Cloud computing is revolutionising the way business is done. For the companies that have taken up this technology, the insights that are being extracted from the data they have spent years collecting are creating efficiencies and inspiring innovations that were impossible before. For the companies that are yet to take advantage of the cloud, the question is not ‘should we do it?’ but ‘when can we do it?’.

While all cloud providers may seem similar, the reality is very different. Far more than just moving processes to a remote provider, the cloud represents a complete overhaul and reorganisation of data and systems. Even if any version of a cloud platform facilitates the capture, analysis and creation of insights, only a well-designed, scalable and adaptable cloud architecture maximises the value delivered from the data to the business

Drawing on decades of experience as a technology and solutions leader, IBM Cloud focuses on three tenets that put business clients first: enterprise strong, data first, and cognitive at the core.

Three tenets
With an enterprise strong cloud, businesses can focus on achieving a state of continuous innovation. IBM Cloud is designed from the ground up for industry applications, with data centres that are consistent worldwide and able to comply with varying security and regulatory requirements. An insurance company and an airline have vastly different needs, which is why IBM Cloud provides a mix of public and private clouds that will meet their requirements. IBM Cloud is also continuously upgraded with new technologies and capabilities, like Blockchain and trends analysis, enabling businesses to solve problems they never knew they had, or could not have anticipated before.
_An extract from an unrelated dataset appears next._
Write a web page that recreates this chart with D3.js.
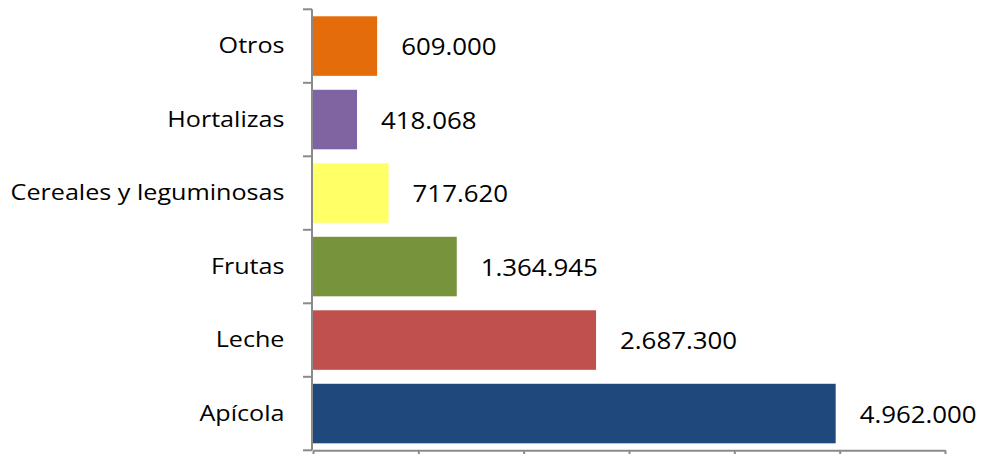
<!DOCTYPE html>
<html>
<head>
<meta charset="utf-8">
<script src="https://cdn.jsdelivr.net/npm/d3@7"></script>
<style>
  html, body { margin: 0; padding: 0; background: #fff; }
  svg { display: block; }
  text { font-family: "Open Sans", "Noto Sans", sans-serif; fill: #000; }
</style>
</head>
<body>
<svg id="chart" width="982" height="454"></svg>
<script>
// Production value by sector, top to bottom
const categories = ["Otros", "Hortalizas", "Cereales y leguminosas", "Frutas", "Leche", "Apícola"];
const values = [609000, 418068, 717620, 1364945, 2687300, 4962000];
const colors = ["#E46C0A", "#8064A2", "#FFFF66", "#77933C", "#C0504D", "#1F497D"];
const xTicks = [0, 1000000, 2000000, 3000000, 4000000, 5000000, 6000000];

const data = categories.map((c, i) => ({ category: c, value: values[i], color: colors[i] }));

const svg = d3.select("#chart");
const axisColor = "#8a8a8a";

const x = d3.scaleLinear().domain([0, 6000000]).range([313, 945]);
const y = d3.scaleBand()
  .domain(categories)
  .range([9.3, 450.3])
  .paddingInner(0.19)
  .paddingOuter(0.095);

const es = d3.formatLocale({ decimal: ",", thousands: ".", grouping: [3], currency: ["", ""] });
const fmt = es.format(",d");

// Bars
svg.append("g")
  .selectAll("rect")
  .data(data)
  .join("rect")
  .attr("x", x(0))
  .attr("y", d => y(d.category))
  .attr("width", d => x(d.value) - x(0))
  .attr("height", y.bandwidth())
  .attr("fill", d => d.color);

// Category axis: line plus ticks at band boundaries
const step = y.step();
const boundaries = categories.map(c => y(c) - step * y.paddingInner() / 2)
  .concat([y(categories[categories.length - 1]) + y.bandwidth() + step * y.paddingInner() / 2]);

const yAxis = svg.append("g");
yAxis.append("line")
  .attr("x1", x(0) - 1).attr("x2", x(0) - 1)
  .attr("y1", boundaries[0]).attr("y2", boundaries[boundaries.length - 1])
  .attr("stroke", axisColor).attr("stroke-width", 2);
yAxis.selectAll("line.tick")
  .data(boundaries)
  .join("line")
  .attr("class", "tick")
  .attr("x1", x(0) - 10).attr("x2", x(0) - 1)
  .attr("y1", d => d).attr("y2", d => d)
  .attr("stroke", axisColor).attr("stroke-width", 2);

// Value axis along the bottom
const xAxis = svg.append("g")
  .attr("transform", `translate(0,${boundaries[boundaries.length - 1]})`)
  .call(d3.axisBottom(x).tickValues(xTicks).tickSize(8).tickSizeOuter(0).tickFormat(""));
xAxis.selectAll("path, line").attr("stroke", axisColor).attr("stroke-width", 2);

// Category labels
svg.append("g")
  .selectAll("text")
  .data(data)
  .join("text")
  .attr("text-anchor", "end")
  .attr("font-size", 21.5)
  .attr("transform", d => `translate(284.5,${y(d.category) + y.bandwidth() / 2 + 7}) scale(1.17,1)`)
  .text(d => d.category);

// Value labels
svg.append("g")
  .selectAll("text")
  .data(data)
  .join("text")
  .attr("font-size", 23.5)
  .attr("transform", d => `translate(${x(d.value) + 24},${y(d.category) + y.bandwidth() / 2 + 9}) scale(1.1,1)`)
  .text(d => fmt(d.value));
</script>
</body>
</html>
Yet, the cloud is only as good as its data. Prioritising data first acknowledges that a business’ data needs to be both accessible and controlled in order to enable extraction of information and insights to influence decision-making and competitive advantage. IBM Cloud embraces data diversity, and has the tools to ingest and cleanse a multitude of different data formats, from video to text, and ultimately make sense of it. Data is also strictly controlled, ensuring that a business’ knowledge is stored securely and not exposed, or shared with competitors.
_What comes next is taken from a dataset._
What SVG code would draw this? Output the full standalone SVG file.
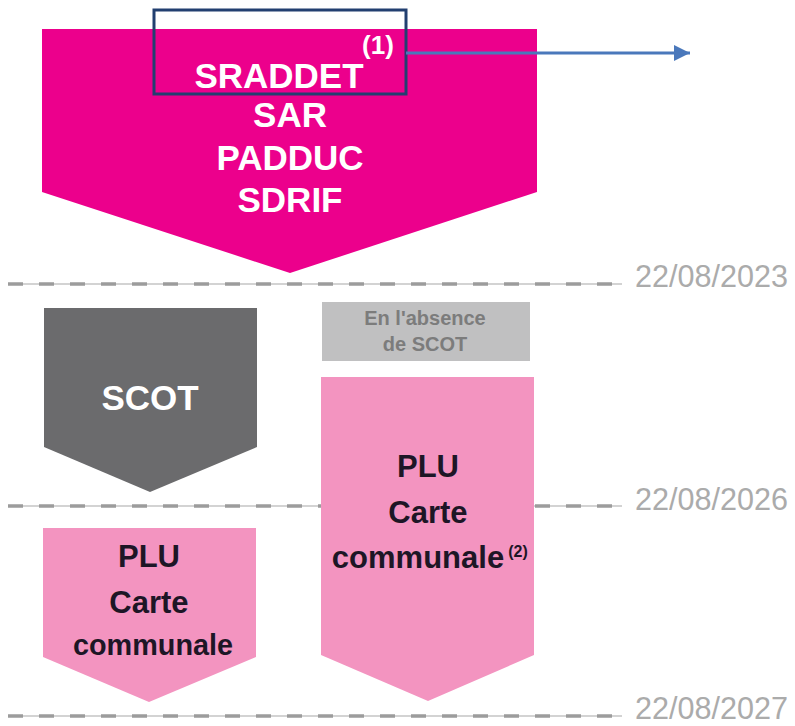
<svg xmlns="http://www.w3.org/2000/svg" width="795" height="726" viewBox="0 0 795 726">
  <defs>
    <style>
      .bold { font-family: "Liberation Sans", Arial, sans-serif; font-weight: bold; text-anchor: middle; }
      .white { fill: #ffffff; }
      .dark { fill: #1d1626; }
      .date { font-family: "Liberation Sans", Arial, sans-serif; font-size: 31px; fill: #ababab; }
      .rule-thin { stroke: #c4c4c4; stroke-width: 1.5; fill: none; }
      .rule-dash { stroke: #9c9c9c; stroke-width: 3.5; stroke-dasharray: 15 16; fill: none; }
    </style>
    <marker id="arrowhead" markerWidth="16" markerHeight="16" refX="16" refY="8" orient="auto" markerUnits="userSpaceOnUse">
      <path d="M0,0 L16,8 L0,16 Z" fill="#4a78bb"/>
    </marker>
  </defs>

  <rect width="795" height="726" fill="#ffffff"/>

  <!-- timeline rules with their dates -->
  <g id="timeline">
    <line class="rule-thin" x1="8" y1="284" x2="622" y2="284"/>
    <line class="rule-dash" x1="8" y1="284" x2="622" y2="284"/>
    <text class="date" x="635" y="287" textLength="153" lengthAdjust="spacingAndGlyphs">22/08/2023</text>

    <line class="rule-thin" x1="8" y1="506" x2="622" y2="506"/>
    <line class="rule-dash" x1="8" y1="506" x2="622" y2="506"/>
    <text class="date" x="635" y="510" textLength="153" lengthAdjust="spacingAndGlyphs">22/08/2026</text>

    <line class="rule-thin" x1="8" y1="716" x2="622" y2="716"/>
    <line class="rule-dash" x1="8" y1="716" x2="622" y2="716"/>
    <text class="date" x="635" y="719" textLength="153" lengthAdjust="spacingAndGlyphs">22/08/2027</text>
  </g>

  <!-- regional plans -->
  <g id="node-regional">
    <path d="M42,29 H537 V192 L290,273 L42,192 Z" fill="#ec008c"/>
    <text class="bold white" font-size="35" x="279" y="88">SRADDET</text>
    <text class="bold white" font-size="26" x="378" y="54">(1)</text>
    <text class="bold white" font-size="35" x="290" y="127">SAR</text>
    <text class="bold white" font-size="35" x="290" y="170">PADDUC</text>
    <text class="bold white" font-size="35" x="290" y="212">SDRIF</text>
  </g>

  <!-- SCOT -->
  <g id="node-scot">
    <path d="M44,308 H257 V447 L150,492 L44,447 Z" fill="#6b6b6d"/>
    <text class="bold white" font-size="35" x="150" y="410">SCOT</text>
  </g>

  <!-- condition label -->
  <g id="node-absence">
    <rect x="322" y="302" width="208" height="59" fill="#c0c0c1"/>
    <text class="bold" font-size="20" fill="#7c7c7c" x="425" y="325">En l'absence</text>
    <text class="bold" font-size="20" fill="#7c7c7c" x="425" y="351">de SCOT</text>
  </g>

  <!-- local plans without SCOT -->
  <g id="node-plu-right">
    <path d="M321,377 H534 V655 L428,701 L321,655 Z" fill="#f394c0"/>
    <text class="bold dark" font-size="31" x="428" y="477">PLU</text>
    <text class="bold dark" font-size="31" x="428" y="523">Carte</text>
    <text class="bold dark" font-size="31" x="418" y="568">communale</text>
    <text class="bold dark" font-size="16" x="518" y="557">(2)</text>
  </g>

  <!-- local plans under SCOT -->
  <g id="node-plu-left">
    <path d="M43,528 H256 V657 L149,702 L43,657 Z" fill="#f394c0"/>
    <text class="bold dark" font-size="31" x="149" y="567">PLU</text>
    <text class="bold dark" font-size="31" x="149" y="613">Carte</text>
    <text class="bold dark" font-size="30" textLength="160" lengthAdjust="spacingAndGlyphs" x="153" y="655">communale</text>
  </g>

  <!-- highlight frame and pointer -->
  <g id="connectors">
    <rect x="154" y="10" width="252" height="84" fill="none" stroke="#223f70" stroke-width="3"/>
    <line x1="406" y1="53" x2="690" y2="53" stroke="#4a78bb" stroke-width="3" marker-end="url(#arrowhead)"/>
  </g>
</svg>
Prioritising data first acknowledges that a business’ data needs to be both accessible and controlled in order to enable extraction of information and insights

Finally, IBM Cloud has cognitive systems built into its core. IBM’s cognitive system, Watson, can read and analyse data to provide the insights needed to support critical decisions, and provide recommendations to accelerate decision making. It does this using human-like senses; it can see images, listen to speech almost as accurately as a person, read 12 languages and ‘feel’ through sensors embedded in hardware. Businesses are able to see and make sense of their operations using massive amounts of data previously inaccessible or hidden.

Bound for the Cloud
In order for businesses to take full advantage of cloud technology, IBM has developed the Cloud Innovate methodology for guiding transition journeys. Speaking to The New Economy, Shankar Kalyana, IBM Fellow and Cloud CTO at IBM Global Business Services, explained that Cloud Innovate takes a complete view of an organisation’s systems before moving to the IBM Cloud.
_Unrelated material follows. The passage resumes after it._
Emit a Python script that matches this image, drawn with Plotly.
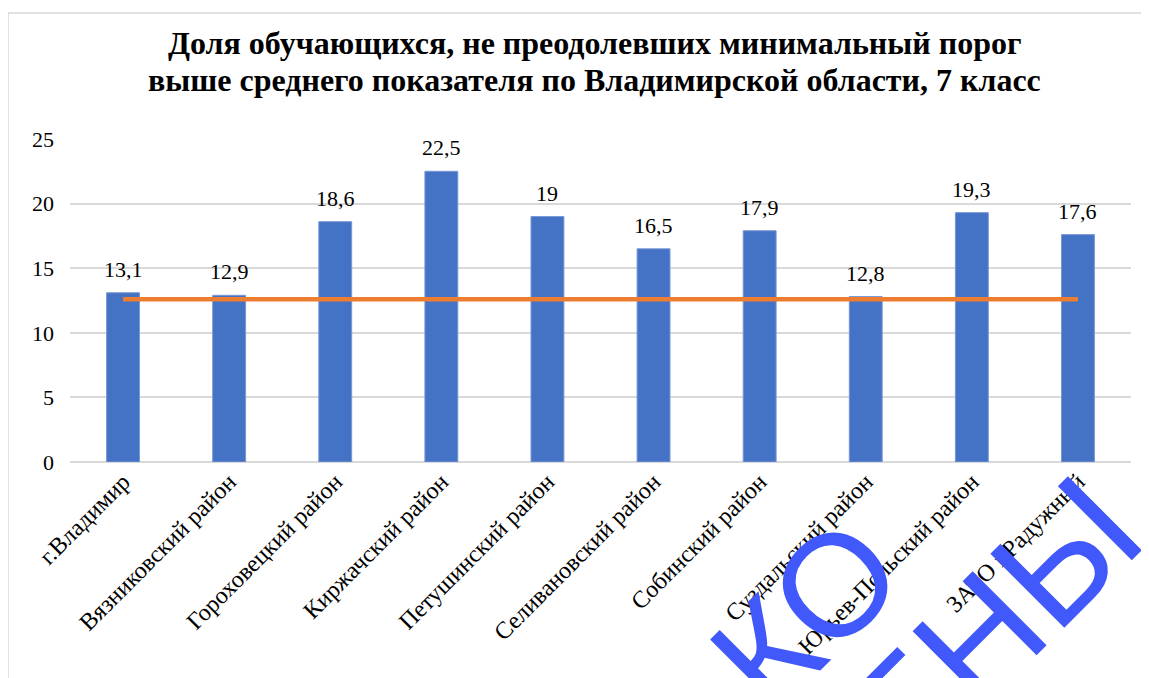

“We looked at Cloud Innovate as giving that kind of end-to-end perspective — taking the time to look at the entire journey, from advice to operating, from the cloud to a lifecycle perspective, and across the entire solution stack of business applications”, Kalyana explained. No two cloud journeys are ever the same, so Cloud Innovate considers a business’ unique needs.

Cloud Innovate also addresses business systems as a whole, rather than as individual elements. Kalyana explained that a business’ software systems could be imagined as fitting into a two-by-two grid. One axis is the lifecycle — the path from idea to scaling-out — with the other being the solution stack — the business processes that run on the platform. With a large portfolio, a business’ individual systems will be at any number of spots within the grid. “Traditionally, what has happened from a client perspective and an enterprise perspective is that very rarely has someone actually looked at the entire two-by-two and its entire spectrum and continuum”, Kalyana said. This complete perspective of a business’ systems mean that all systems are moved to the cloud with forethought put into how they will interact once the journey is complete.

With IBM Cloud, businesses in sectors ranging from airlines to cement manufacturers are demonstrating tremendous depth of insight. Addressing crowds at IBM InterConnect 2017 in Las Vegas, John Granger, General Manager for Cloud Application Innovation at IBM Global Business Services, turned the spotlight on leaders at Kone, Etihad Aviation Group and CEMEX that have used IBM Cloud to make previously impossible developments a reality. The presentation is available online, and includes valuable insights about what the IBM Cloud is capable of achieving in different fields.

For organisations making the move to the cloud, in search of ways to influence how they make decisions that will help them gain a competitive advantage, IBM Cloud can help businesses tackle the transformations needed to take them into the future.